Mr Trump announced the higher tariffs just outside Pittsburgh, where he was talking up

an agreement between Nippon Steel and US Steel

.

He said the US$14.9 billion (S$19.2 billion) deal, like the tariff increase, will help keep jobs for steel workers in the US.

He later posted on social media that the increased tariff would also apply to aluminium products and that it would take effect on June 4.

Shares of steelmaker Cleveland-Cliffs Inc surged 26 per cent after markets closed as investors bet that the new levies will help its profits.

The doubling of steel and aluminium levies intensifies Mr Trump’s global trade war and came just hours after he accused China of violating

an agreement with the US

to mutually roll back tariffs and trade restrictions for critical minerals.

Canada’s Chamber of Commerce quickly denounced the tariff hike as “antithetical to North American economic security”.

“Unwinding the efficient, competitive and reliable cross-border supply chains like we have in steel and aluminium comes at a great cost to both countries,” Ms Candace Laing, president of the chamber, said in a statement.
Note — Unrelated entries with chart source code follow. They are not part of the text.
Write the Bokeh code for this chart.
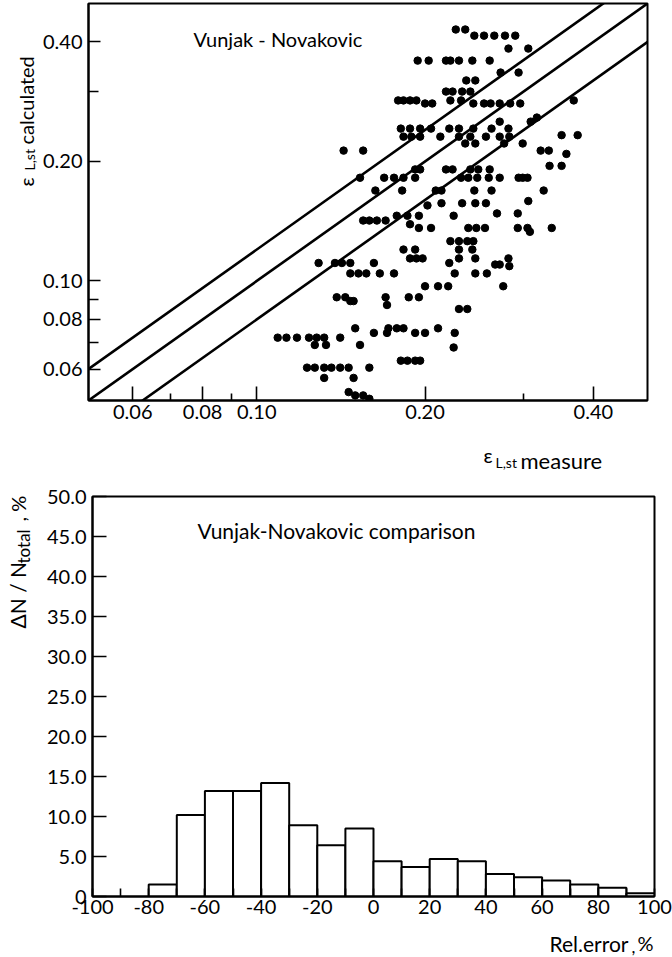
import math
from bokeh.plotting import figure
from bokeh.models import FixedTicker, Label, CustomJSTickFormatter
from bokeh.layouts import column, row
from bokeh.embed import file_html
from bokeh.resources import INLINE

FONT = "Lato"

# ---------------- top panel: calculated vs measured (log-log) ----------------
X_RANGE = (0.05, 0.5)
Y_RANGE = (0.05, 0.5)
X_TICKS = [0.06, 0.08, 0.10, 0.20, 0.40]
X_MINOR = [0.07, 0.09, 0.30]
Y_TICKS = [0.06, 0.08, 0.10, 0.20, 0.40]
Y_MINOR = [0.07, 0.09, 0.30]
LINE_FACTORS = [1.2, 1.0, 0.8]

# calculated values appear in discrete levels; measured values per level
ROW_Y = [0.430, 0.415, 0.385, 0.359, 0.335, 0.320, 0.300, 0.285, 0.280, 0.258, 0.252,
         0.242, 0.233, 0.231, 0.222, 0.213, 0.209, 0.195, 0.191, 0.182, 0.169, 0.159,
         0.157, 0.155, 0.148, 0.146, 0.142, 0.139, 0.136, 0.133, 0.126, 0.120, 0.114,
         0.111, 0.110, 0.109, 0.1045, 0.097, 0.091, 0.089, 0.087, 0.085, 0.076, 0.074,
         0.072, 0.069, 0.068, 0.063, 0.0605, 0.057, 0.0525, 0.0515, 0.0505]
ROW_X = [
    [0.227, 0.236],
    [0.245, 0.255, 0.266, 0.278, 0.290],
    [0.282, 0.306],
    [0.194, 0.203, 0.218, 0.222, 0.230, 0.243, 0.261],
    [0.273, 0.294],
    [0.237, 0.246],
    [0.218, 0.224, 0.233, 0.241],
    [0.179, 0.183, 0.188, 0.193, 0.222, 0.232, 0.369],
    [0.200, 0.206, 0.244, 0.255, 0.262, 0.272, 0.284, 0.296],
    [0.317],
    [0.272, 0.309],
    [0.181, 0.188, 0.196, 0.205, 0.221, 0.230, 0.244, 0.263, 0.282],
    [0.351, 0.375],
    [0.183, 0.189, 0.196, 0.213, 0.230, 0.241, 0.257, 0.272, 0.283],
    [0.236, 0.246, 0.277, 0.299],
    [0.143, 0.155, 0.322, 0.333],
    [0.358],
    [0.334, 0.351],
    [0.192, 0.196, 0.218, 0.224, 0.241, 0.249, 0.261],
    [0.153, 0.169, 0.176, 0.183, 0.192, 0.232, 0.239, 0.248, 0.260, 0.272, 0.294, 0.299, 0.305],
    [0.163, 0.182, 0.209, 0.214, 0.245, 0.263, 0.326],
    [0.306],
    [0.214, 0.233, 0.246, 0.257],
    [0.202],
    [0.269, 0.293],
    [0.178, 0.186, 0.195, 0.225],
    [0.155, 0.159, 0.164, 0.170],
    [0.188],
    [0.195, 0.205, 0.239, 0.247, 0.256, 0.293, 0.305, 0.337],
    [0.308],
    [0.222, 0.230, 0.238, 0.244],
    [0.183, 0.192, 0.230, 0.243],
    [0.188, 0.193, 0.198, 0.230, 0.246, 0.282],
    [0.129, 0.138, 0.142, 0.147, 0.162, 0.221],
    [0.267, 0.272],
    [0.283],
    [0.147, 0.152, 0.157, 0.166, 0.176, 0.226, 0.246, 0.258],
    [0.200, 0.211, 0.220, 0.276],
    [0.139, 0.144, 0.170, 0.187, 0.195],
    [0.147, 0.149],
    [0.171],
    [0.230, 0.238],
    [0.150, 0.172, 0.178, 0.183, 0.211],
    [0.162, 0.171, 0.192, 0.200, 0.226],
    [0.109, 0.113, 0.118, 0.124, 0.128, 0.132, 0.141],
    [0.127, 0.133, 0.153],
    [0.225],
    [0.181, 0.186, 0.192, 0.196],
    [0.123, 0.127, 0.132, 0.136, 0.141, 0.146, 0.159],
    [0.132, 0.149],
    [0.146],
    [0.150, 0.155],
    [0.159],
]

# ---------------- bottom panel: histogram of relative error ----------------
HIST_EDGES = [-80, -70, -60, -50, -40, -30, -20, -10, 0, 10, 20, 30, 40, 50, 60, 70, 80, 90, 100]
HIST_FREQ = [1.5, 10.2, 13.2, 13.2, 14.2, 8.9, 6.4, 8.5, 4.4, 3.7, 4.7, 4.4, 2.8, 2.4, 2.0, 1.5, 1.1, 0.4]
HIST_X_TICKS = [-100, -80, -60, -40, -20, 0, 20, 40, 60, 80, 100]
HIST_X_MINOR = [-90, -70, -50, -30, -10, 10, 30, 50, 70, 90]
HIST_Y_TICKS = [0, 5, 10, 15, 20, 25, 30, 35, 40, 45, 50]


def style_fig(p):
    p.grid.visible = False
    p.outline_line_color = "black"
    p.outline_line_width = 2
    p.background_fill_color = "white"
    p.border_fill_color = "white"


def style_axis(ax, ticks, minor, code, major_in, minor_in, standoff):
    ax.ticker = FixedTicker(ticks=ticks, minor_ticks=minor)
    ax.formatter = CustomJSTickFormatter(code=code)
    ax.major_tick_in = major_in
    ax.major_tick_out = 0
    ax.minor_tick_in = minor_in
    ax.minor_tick_out = 0
    ax.major_tick_line_width = 1.6
    ax.minor_tick_line_width = 1.6
    ax.major_tick_line_color = "black"
    ax.minor_tick_line_color = "black"
    ax.axis_line_width = 2
    ax.axis_line_color = "black"
    ax.major_label_text_font = FONT
    ax.major_label_text_font_size = "20px"
    ax.major_label_text_color = "black"
    ax.major_label_standoff = standoff


def strip(w, h, x0, x1, y0, y1):
    """Blank figure whose data coordinates equal page pixels of its frame (axis titles)."""
    s = figure(width=w, height=h, x_range=(x0, x1), y_range=(y1, y0),
               min_border=0, x_axis_location=None, y_axis_location=None,
               toolbar_location=None, output_backend="svg")
    s.title.visible = False
    s.grid.visible = False
    s.outline_line_color = None
    s.background_fill_color = "white"
    s.border_fill_color = "white"
    return s


def lab(p, x, y, text, size, angle=0.0, align="left"):
    p.add_layout(Label(x=x, y=y, text=text,
                       text_font=FONT, text_font_size=f"{size}px", text_color="black",
                       angle=angle, text_align=align, text_baseline="alphabetic"))


STRIP_W = 38
TOP_H = 480
P1_LEFT, P1_RIGHT = 88, 647     # page x of the top frame
P2_LEFT, P2_RIGHT = 92, 654     # page x of the histogram frame

# ---- top figure ----
p1 = figure(width=672 - STRIP_W, height=430, x_axis_type="log", y_axis_type="log",
            x_range=X_RANGE, y_range=Y_RANGE, output_backend="svg", toolbar_location=None,
            min_border_left=P1_LEFT - STRIP_W, min_border_right=672 - P1_RIGHT,
            min_border_top=3, min_border_bottom=30)
style_fig(p1)
style_axis(p1.xaxis[0], X_TICKS, X_MINOR, "return tick.toFixed(2);", 14, 7, 4)
style_axis(p1.yaxis[0], Y_TICKS, Y_MINOR, "return tick.toFixed(2);", 12, 10, 6)

line_x = [X_RANGE[0] * 0.8, X_RANGE[1] * 1.25]
for f in LINE_FACTORS:
    p1.line(line_x, [f * v for v in line_x], line_color="black", line_width=2.6)

xs, ys = [], []
for yv, r in zip(ROW_Y, ROW_X):
    for xv in r:
        xs.append(xv)
        ys.append(yv)
p1.scatter(xs, ys, size=7.5, fill_color="black", line_color="black", line_width=1)

p1.add_layout(Label(x=105, y=362, x_units="screen", y_units="screen",
                    text="Vunjak - Novakovic", text_font=FONT, text_font_size="20px",
                    text_color="black", text_baseline="alphabetic"))

# y title strip (page x 0..38, y 0..TOP_H)
sA = strip(STRIP_W, TOP_H, 0, STRIP_W, 0, TOP_H)
lab(sA, 25, 186, "ε", 20, math.pi / 2)
lab(sA, 29, 170, "L,st", 14, math.pi / 2)
lab(sA, 25, 144, "calculated", 20, math.pi / 2)

# x title strip: its frame is aligned with the top frame (page x 88..647, y 430..TOP_H)
sB = strip(672 - STRIP_W, TOP_H - 430, P1_LEFT, P1_RIGHT, 430, TOP_H)
lab(sB, 483, 454, "ε", 20)
lab(sB, 495, 462, "L,st", 14)
lab(sB, 520, 460, "measure", 22)

# ---- bottom figure ----
p2 = figure(width=672 - STRIP_W, height=923 - TOP_H, x_range=(-100, 100), y_range=(0, 50),
            output_backend="svg", toolbar_location=None,
            min_border_left=P2_LEFT - STRIP_W, min_border_right=672 - P2_RIGHT,
            min_border_top=496 - TOP_H, min_border_bottom=27)
style_fig(p2)
style_axis(p2.xaxis[0], HIST_X_TICKS, HIST_X_MINOR, "return tick.toFixed(0);", 8, 8, 3)
style_axis(p2.yaxis[0], HIST_Y_TICKS, [], "return tick == 0 ? '0' : tick.toFixed(1);", 14, 0, 6)

p2.quad(left=HIST_EDGES[:-1], right=HIST_EDGES[1:], bottom=0, top=HIST_FREQ,
        fill_color="white", line_color="black", line_width=2)
p2.add_layout(Label(x=105, y=366, x_units="screen", y_units="screen",
                    text="Vunjak-Novakovic comparison", text_font=FONT, text_font_size="21px",
                    text_color="black", text_baseline="alphabetic"))

# y title strip (page x 0..38, y TOP_H..957)
sC = strip(STRIP_W, 957 - TOP_H, 0, STRIP_W, TOP_H, 957)
lab(sC, 17, 628, "ΔN / N", 21, math.pi / 2)
lab(sC, 23, 563, "total", 17, math.pi / 2)
lab(sC, 17, 521, ", %", 20, math.pi / 2)

# x title strip: frame aligned with histogram frame (page x 92..654, y 923..957)
sD = strip(672 - STRIP_W, 34, P2_LEFT, P2_RIGHT, 923, 957)
lab(sD, 628, 943, "Rel.error", 21, align="right")
lab(sD, 631, 946, ",", 17)
lab(sD, 637, 942, "%", 20)

layout = column(row(sA, column(p1, sB)), row(sC, column(p2, sD)))
open("out.html", "w").write(file_html(layout, INLINE))
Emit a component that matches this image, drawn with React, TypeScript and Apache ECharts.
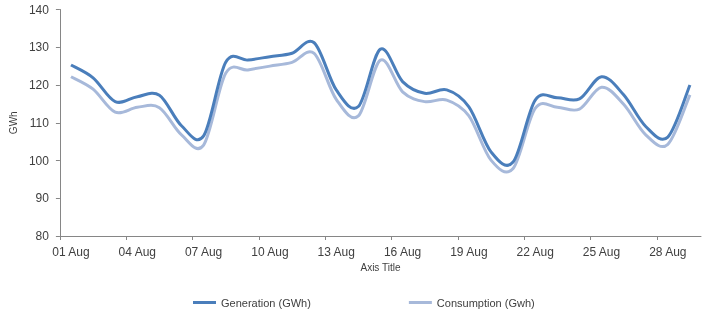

Australia’s centre-left government also condemned the tariff increase as “unjustified and not the act of a friend”.

“They are an act of economic self-harm that will only hurt consumers and businesses who rely on free and fair trade,” Trade Minister Don Farrell said in a statement.

Australia, a key US security ally in the Indo-Pacific, would “continue to engage and advocate strongly for the removal of the tariffs”, he added.

Mr Trump spoke at US Steel’s Mon Valley Works, a steel plant that symbolises both the one-time strength and the decline of US manufacturing power as the Rust Belt’s steel plants and factories lost business to international rivals.

Closely contested Pennsylvania is also a major prize in presidential elections.

The US is the world’s largest steel importer, excluding the European Union, with a total of 26.2 million tonnes of imported steel in 2024, according to the Department of Commerce.

As a result, the new tariffs will likely increase steel prices across the board, hitting industry and consumers alike.

Steel and aluminium tariffs were

among the earliest put into effect

by Mr Trump when he returned to office in January.

The tariffs of 25 per cent on most steel and aluminium imported into the US went into effect in March, and he had briefly threatened a 50 per cent levy on Canadian steel but ultimately backed off.

Under the so-called Section 232 national security authority, the import taxes include both raw metals and derivative products as diverse as stainless steel sinks, gas ranges, air-conditioner evaporator coils, horseshoes, aluminium frying pans and steel door hinges.

The 2024 import value for the 289 product categories came to US$147.3 billion, with nearly two-thirds aluminium and one-third steel, according to Census Bureau data retrieved through the US International Trade Commission’s DataWeb system.

By contrast, Mr Trump’s first two rounds of punitive tariffs on Chinese industrial goods in 2018 during his first term totalled US$50 billion in annual import value.